Nokia: Buhrufe zur Rekordbilanz

Während in Helsinki Supergewinne verkündet werden, gehen in Bochum die bedrohten Arbeiter auf die Barrikaden.

Bochum/Helsinki. Milliardengewinn in Helsinki, Angst vor Hartz IV vor dem kalten Werkstor in Bochum: Mit Pfiffen, Buhrufen und hilfloser Wut haben die vor dem Aus stehenden Bochumer Mitarbeiter auf die Rekordbilanz des Handy-Weltmarktführers Nokia reagiert. "7,2 Milliarden Reinerlös - damit könnten die über 100 Jahre unsere Lohnkosten zahlen", ruft die Betriebsratsvorsitzende Gisela Achenbach gestern bei einer "alternativen Bilanz-Pressekonferenz". "Wir haben doch 15 Prozent Rendite gemacht, wir sind wettbewerbsfähig", sagt die IG-Metall-Frau Ulrike Kleinebrahm - und es klingt eher trotzig und ratlos als kämpferisch.

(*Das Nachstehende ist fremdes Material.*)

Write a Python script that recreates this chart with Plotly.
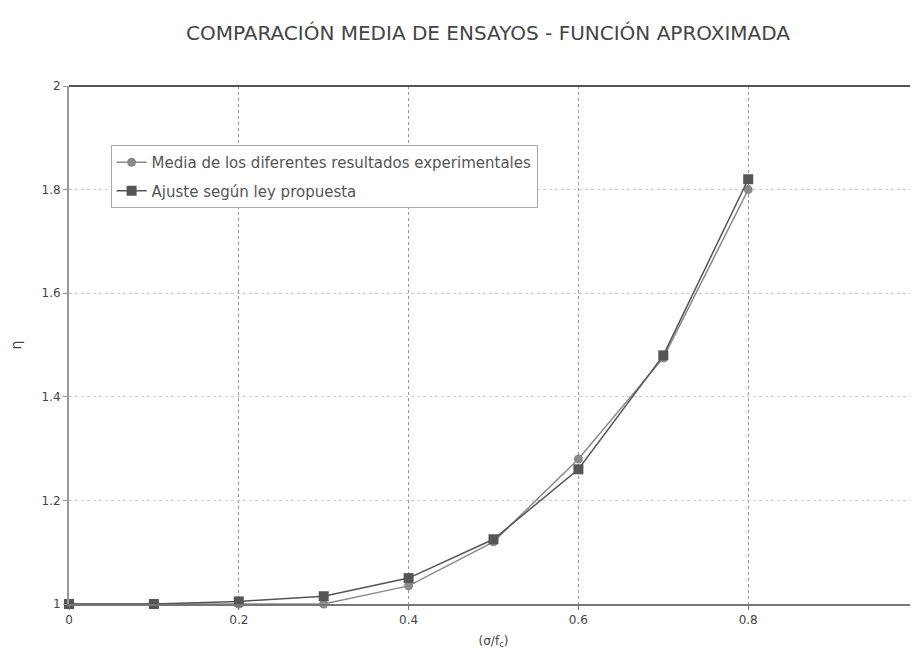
import plotly.graph_objects as go

x_vals = [0, 0.1, 0.2, 0.3, 0.4, 0.5, 0.6, 0.7, 0.8]
media_ensayos = [1.0, 1.0, 1.0, 1.0, 1.035, 1.12, 1.28, 1.475, 1.80]
ajuste_ley = [1.0, 1.0, 1.005, 1.015, 1.05, 1.125, 1.26, 1.48, 1.82]

x_ticks = [0, 0.2, 0.4, 0.6, 0.8]
y_ticks = [1, 1.2, 1.4, 1.6, 1.8, 2]

fig = go.Figure()

fig.add_trace(go.Scatter(
    x=x_vals, y=media_ensayos, mode="lines+markers",
    name="Media de los diferentes resultados experimentales",
    legendgroup="a",
    line=dict(color="#8a8a8a", width=1.5),
    marker=dict(symbol="circle", size=9, color="#8a8a8a"),
    cliponaxis=False,
))
fig.add_trace(go.Scatter(
    x=x_vals, y=ajuste_ley, mode="lines+markers",
    name="Ajuste según ley propuesta",
    legendgroup="b",
    line=dict(color="#555555", width=1.5),
    marker=dict(symbol="square", size=10, color="#555555"),
    cliponaxis=False,
))

fig.update_layout(
    width=918, height=668,
    paper_bgcolor="white", plot_bgcolor="white",
    margin=dict(l=61, r=8, t=78, b=72),
    font=dict(family="DejaVu Sans, sans-serif", color="#444444", size=12),
    title=dict(
        text="COMPARACIÓN MEDIA DE ENSAYOS - FUNCIÓN APROXIMADA",
        x=480 / 918, xref="container", xanchor="center",
        y=1 - 25 / 668, yref="container", yanchor="middle",
        font=dict(size=20, color="#444444"),
    ),
    showlegend=True,
    legend=dict(
        x=0.049, y=0.886, xanchor="left", yanchor="top",
        bgcolor="white", bordercolor="#aaaaaa", borderwidth=1,
        font=dict(size=15, color="#555555"),
        itemwidth=30, tracegroupgap=6, traceorder="grouped",
    ),
)

fig.update_xaxes(
    range=[0, 1], tickvals=x_ticks, ticktext=["0", "0.2", "0.4", "0.6", "0.8"],
    showgrid=True, gridcolor="#999999", griddash="dot", gridwidth=1,
    showline=True, linecolor="#777777", linewidth=2,
    ticks="outside", ticklen=4, tickcolor="#777777",
    zeroline=False, automargin=False,
    title=dict(text="(σ/f<sub>c</sub>)", font=dict(size=12, color="#444444"), standoff=10),
)
fig.update_yaxes(
    range=[1, 2], tickvals=y_ticks, ticktext=["1", "1.2", "1.4", "1.6", "1.8", "2"],
    showgrid=True, gridcolor="#cccccc", griddash="dot", gridwidth=1,
    showline=True, linecolor="#999999", linewidth=2, mirror=False,
    ticks="outside", ticklen=4, tickcolor="#999999",
    zeroline=False, automargin=False,
    title=dict(text="η", font=dict(size=14, color="#444444"), standoff=30),
)

# top border line
fig.add_shape(type="line", xref="paper", yref="paper", x0=0, x1=1, y0=1, y1=1,
              line=dict(color="#555555", width=2))

fig.write_html("out.html")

Dass ein Werk mit Millionenbeträgen modernisiert worden ist, unter Volllast mit Sonntagsschichten arbeitet, hohe Gewinne erwirtschaftet, demnächst sogar Boni an die Mitarbeiter zahlt und dennoch komplett geschlossen werden soll - diese Logik der Globalisierung leuchtet den Nokianern nicht ein, zumal Konzernchef Olli-Pekka Kallasvuo (54) fast zur selben Zeit in Helsinki von einem auf 40 Prozent gestiegenen Marktanteil und traumhaften Renditen berichtet.

Bochums Nokianer bezweifeln, dass Rumänien wirklich so viel billiger sein wird. Wenn die nötigen Fachkräfte dort knapp würden, müsse Nokia auch dort deutlich höhere Löhne zahlen, sagen die Betriebsräte. Und dass in Bochum die Produktionskosten um 23 Prozent gestiegen sein sollen, glaube sie auch nicht. "Wir haben hier jedenfalls nicht 23 Prozent mehr bekommen", ruft Kleinebrahm unter großem Beifall.

Solidarität Die Bonner Stadtverwaltung will aus Solidarität mit den Beschäftigten des Bochumer Nokia-Werkes die finnischen Handys gegen Mobiltelefone anderer Marken tauschen. Weitere 400 Nokia-Mobiltelefone wollen die Bonner Stadtwerke eintauschen.

Image Die Schließung des Werkes in Bochum könnte dem Image von Nokia schaden. Nach einer "stern"-Umfrage meinen 68 Prozent der Befragten, dass das Ansehen Schaden genommen habe. 56 Prozent wollen die Marke Nokia meiden.